**Given problem**: Copy the data below exactly, omitting any picture it contains.

**Material**:
---
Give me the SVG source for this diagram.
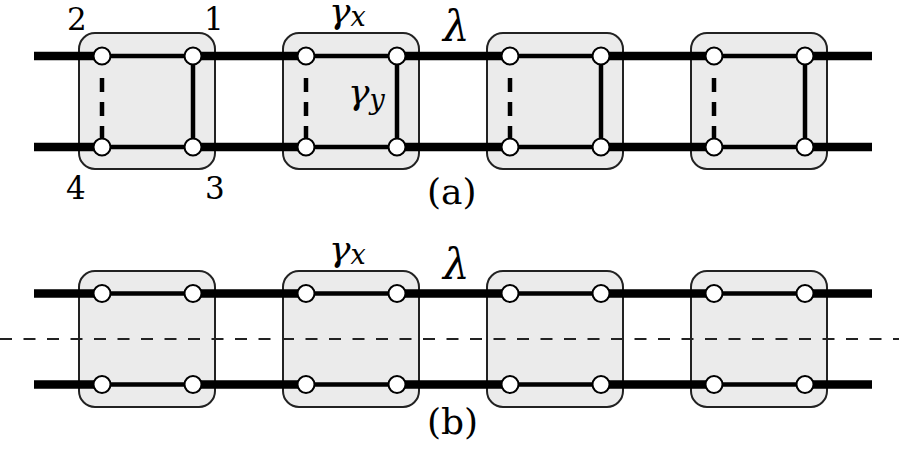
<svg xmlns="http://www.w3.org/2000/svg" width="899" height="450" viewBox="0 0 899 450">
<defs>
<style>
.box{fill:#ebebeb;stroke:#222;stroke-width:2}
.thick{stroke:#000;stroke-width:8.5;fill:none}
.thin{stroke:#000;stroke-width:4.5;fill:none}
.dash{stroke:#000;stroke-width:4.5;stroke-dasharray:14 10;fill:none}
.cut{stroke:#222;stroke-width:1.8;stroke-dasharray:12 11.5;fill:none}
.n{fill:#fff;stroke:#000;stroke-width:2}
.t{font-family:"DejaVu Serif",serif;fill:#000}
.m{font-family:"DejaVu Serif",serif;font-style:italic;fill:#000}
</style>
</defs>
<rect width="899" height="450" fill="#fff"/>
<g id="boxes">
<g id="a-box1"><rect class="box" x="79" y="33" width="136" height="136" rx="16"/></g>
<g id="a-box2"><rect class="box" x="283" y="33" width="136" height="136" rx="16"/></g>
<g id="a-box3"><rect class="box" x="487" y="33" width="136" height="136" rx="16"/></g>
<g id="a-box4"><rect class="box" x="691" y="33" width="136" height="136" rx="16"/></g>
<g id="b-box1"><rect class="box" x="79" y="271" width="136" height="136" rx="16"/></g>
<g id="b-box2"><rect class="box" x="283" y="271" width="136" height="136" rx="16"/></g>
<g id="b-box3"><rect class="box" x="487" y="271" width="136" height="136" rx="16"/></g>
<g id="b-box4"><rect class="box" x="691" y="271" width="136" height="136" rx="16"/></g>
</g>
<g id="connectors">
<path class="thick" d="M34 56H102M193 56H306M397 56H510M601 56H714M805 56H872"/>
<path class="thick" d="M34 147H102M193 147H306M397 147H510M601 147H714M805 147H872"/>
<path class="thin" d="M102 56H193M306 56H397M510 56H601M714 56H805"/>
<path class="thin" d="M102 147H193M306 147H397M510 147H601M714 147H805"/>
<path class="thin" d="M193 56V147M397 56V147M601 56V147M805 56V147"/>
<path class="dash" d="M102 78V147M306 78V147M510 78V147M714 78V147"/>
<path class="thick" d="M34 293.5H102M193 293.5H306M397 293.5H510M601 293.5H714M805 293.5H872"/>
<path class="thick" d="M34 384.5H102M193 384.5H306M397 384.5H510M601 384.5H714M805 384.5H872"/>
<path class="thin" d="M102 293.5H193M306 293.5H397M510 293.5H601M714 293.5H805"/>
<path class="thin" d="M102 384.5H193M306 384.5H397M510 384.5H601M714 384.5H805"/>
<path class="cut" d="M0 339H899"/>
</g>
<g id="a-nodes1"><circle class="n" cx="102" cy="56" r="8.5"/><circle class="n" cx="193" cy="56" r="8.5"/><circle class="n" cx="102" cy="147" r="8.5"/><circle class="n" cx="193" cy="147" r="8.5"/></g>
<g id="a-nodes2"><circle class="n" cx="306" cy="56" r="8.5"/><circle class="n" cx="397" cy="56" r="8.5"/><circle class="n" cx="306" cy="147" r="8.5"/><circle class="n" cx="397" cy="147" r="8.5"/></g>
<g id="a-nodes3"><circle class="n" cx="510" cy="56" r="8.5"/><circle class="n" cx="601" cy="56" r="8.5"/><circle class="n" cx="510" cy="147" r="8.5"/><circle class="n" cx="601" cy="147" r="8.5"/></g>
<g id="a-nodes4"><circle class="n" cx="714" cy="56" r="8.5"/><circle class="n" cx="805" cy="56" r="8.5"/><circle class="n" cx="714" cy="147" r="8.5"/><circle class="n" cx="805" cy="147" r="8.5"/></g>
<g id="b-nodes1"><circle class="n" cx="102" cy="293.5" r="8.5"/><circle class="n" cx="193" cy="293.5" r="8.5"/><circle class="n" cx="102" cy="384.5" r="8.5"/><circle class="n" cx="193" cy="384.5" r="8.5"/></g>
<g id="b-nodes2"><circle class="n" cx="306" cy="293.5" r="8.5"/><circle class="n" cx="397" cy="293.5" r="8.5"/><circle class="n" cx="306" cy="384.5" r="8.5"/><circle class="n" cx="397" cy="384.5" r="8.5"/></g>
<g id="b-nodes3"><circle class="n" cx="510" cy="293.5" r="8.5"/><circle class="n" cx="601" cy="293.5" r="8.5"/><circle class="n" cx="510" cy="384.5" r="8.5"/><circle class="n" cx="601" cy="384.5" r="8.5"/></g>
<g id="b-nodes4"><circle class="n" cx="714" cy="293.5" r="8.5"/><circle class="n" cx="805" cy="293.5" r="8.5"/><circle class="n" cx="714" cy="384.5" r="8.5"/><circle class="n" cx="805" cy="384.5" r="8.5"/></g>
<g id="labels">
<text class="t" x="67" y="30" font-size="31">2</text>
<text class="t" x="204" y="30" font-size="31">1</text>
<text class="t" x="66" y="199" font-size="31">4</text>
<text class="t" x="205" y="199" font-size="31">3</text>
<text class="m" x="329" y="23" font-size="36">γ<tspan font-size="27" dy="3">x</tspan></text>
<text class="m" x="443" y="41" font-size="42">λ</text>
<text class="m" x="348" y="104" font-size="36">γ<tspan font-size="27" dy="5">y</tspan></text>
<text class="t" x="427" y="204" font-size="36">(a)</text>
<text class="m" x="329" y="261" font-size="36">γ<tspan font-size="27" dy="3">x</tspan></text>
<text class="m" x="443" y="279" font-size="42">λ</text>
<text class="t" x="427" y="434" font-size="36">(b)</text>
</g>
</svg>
---
**Answer to the problem**:
Give me the SVG source for this diagram.
<svg xmlns="http://www.w3.org/2000/svg" width="899" height="450" viewBox="0 0 899 450">
<defs>
<style>
.box{fill:#ebebeb;stroke:#222;stroke-width:2}
.thick{stroke:#000;stroke-width:8.5;fill:none}
.thin{stroke:#000;stroke-width:4.5;fill:none}
.dash{stroke:#000;stroke-width:4.5;stroke-dasharray:14 10;fill:none}
.cut{stroke:#222;stroke-width:1.8;stroke-dasharray:12 11.5;fill:none}
.n{fill:#fff;stroke:#000;stroke-width:2}
.t{font-family:"DejaVu Serif",serif;fill:#000}
.m{font-family:"DejaVu Serif",serif;font-style:italic;fill:#000}
</style>
</defs>
<rect width="899" height="450" fill="#fff"/>
<g id="boxes">
<g id="a-box1"><rect class="box" x="79" y="33" width="136" height="136" rx="16"/></g>
<g id="a-box2"><rect class="box" x="283" y="33" width="136" height="136" rx="16"/></g>
<g id="a-box3"><rect class="box" x="487" y="33" width="136" height="136" rx="16"/></g>
<g id="a-box4"><rect class="box" x="691" y="33" width="136" height="136" rx="16"/></g>
<g id="b-box1"><rect class="box" x="79" y="271" width="136" height="136" rx="16"/></g>
<g id="b-box2"><rect class="box" x="283" y="271" width="136" height="136" rx="16"/></g>
<g id="b-box3"><rect class="box" x="487" y="271" width="136" height="136" rx="16"/></g>
<g id="b-box4"><rect class="box" x="691" y="271" width="136" height="136" rx="16"/></g>
</g>
<g id="connectors">
<path class="thick" d="M34 56H102M193 56H306M397 56H510M601 56H714M805 56H872"/>
<path class="thick" d="M34 147H102M193 147H306M397 147H510M601 147H714M805 147H872"/>
<path class="thin" d="M102 56H193M306 56H397M510 56H601M714 56H805"/>
<path class="thin" d="M102 147H193M306 147H397M510 147H601M714 147H805"/>
<path class="thin" d="M193 56V147M397 56V147M601 56V147M805 56V147"/>
<path class="dash" d="M102 78V147M306 78V147M510 78V147M714 78V147"/>
<path class="thick" d="M34 293.5H102M193 293.5H306M397 293.5H510M601 293.5H714M805 293.5H872"/>
<path class="thick" d="M34 384.5H102M193 384.5H306M397 384.5H510M601 384.5H714M805 384.5H872"/>
<path class="thin" d="M102 293.5H193M306 293.5H397M510 293.5H601M714 293.5H805"/>
<path class="thin" d="M102 384.5H193M306 384.5H397M510 384.5H601M714 384.5H805"/>
<path class="cut" d="M0 339H899"/>
</g>
<g id="a-nodes1"><circle class="n" cx="102" cy="56" r="8.5"/><circle class="n" cx="193" cy="56" r="8.5"/><circle class="n" cx="102" cy="147" r="8.5"/><circle class="n" cx="193" cy="147" r="8.5"/></g>
<g id="a-nodes2"><circle class="n" cx="306" cy="56" r="8.5"/><circle class="n" cx="397" cy="56" r="8.5"/><circle class="n" cx="306" cy="147" r="8.5"/><circle class="n" cx="397" cy="147" r="8.5"/></g>
<g id="a-nodes3"><circle class="n" cx="510" cy="56" r="8.5"/><circle class="n" cx="601" cy="56" r="8.5"/><circle class="n" cx="510" cy="147" r="8.5"/><circle class="n" cx="601" cy="147" r="8.5"/></g>
<g id="a-nodes4"><circle class="n" cx="714" cy="56" r="8.5"/><circle class="n" cx="805" cy="56" r="8.5"/><circle class="n" cx="714" cy="147" r="8.5"/><circle class="n" cx="805" cy="147" r="8.5"/></g>
<g id="b-nodes1"><circle class="n" cx="102" cy="293.5" r="8.5"/><circle class="n" cx="193" cy="293.5" r="8.5"/><circle class="n" cx="102" cy="384.5" r="8.5"/><circle class="n" cx="193" cy="384.5" r="8.5"/></g>
<g id="b-nodes2"><circle class="n" cx="306" cy="293.5" r="8.5"/><circle class="n" cx="397" cy="293.5" r="8.5"/><circle class="n" cx="306" cy="384.5" r="8.5"/><circle class="n" cx="397" cy="384.5" r="8.5"/></g>
<g id="b-nodes3"><circle class="n" cx="510" cy="293.5" r="8.5"/><circle class="n" cx="601" cy="293.5" r="8.5"/><circle class="n" cx="510" cy="384.5" r="8.5"/><circle class="n" cx="601" cy="384.5" r="8.5"/></g>
<g id="b-nodes4"><circle class="n" cx="714" cy="293.5" r="8.5"/><circle class="n" cx="805" cy="293.5" r="8.5"/><circle class="n" cx="714" cy="384.5" r="8.5"/><circle class="n" cx="805" cy="384.5" r="8.5"/></g>
<g id="labels">
<text class="t" x="67" y="30" font-size="31">2</text>
<text class="t" x="204" y="30" font-size="31">1</text>
<text class="t" x="66" y="199" font-size="31">4</text>
<text class="t" x="205" y="199" font-size="31">3</text>
<text class="m" x="329" y="23" font-size="36">γ<tspan font-size="27" dy="3">x</tspan></text>
<text class="m" x="443" y="41" font-size="42">λ</text>
<text class="m" x="348" y="104" font-size="36">γ<tspan font-size="27" dy="5">y</tspan></text>
<text class="t" x="427" y="204" font-size="36">(a)</text>
<text class="m" x="329" y="261" font-size="36">γ<tspan font-size="27" dy="3">x</tspan></text>
<text class="m" x="443" y="279" font-size="42">λ</text>
<text class="t" x="427" y="434" font-size="36">(b)</text>
</g>
</svg>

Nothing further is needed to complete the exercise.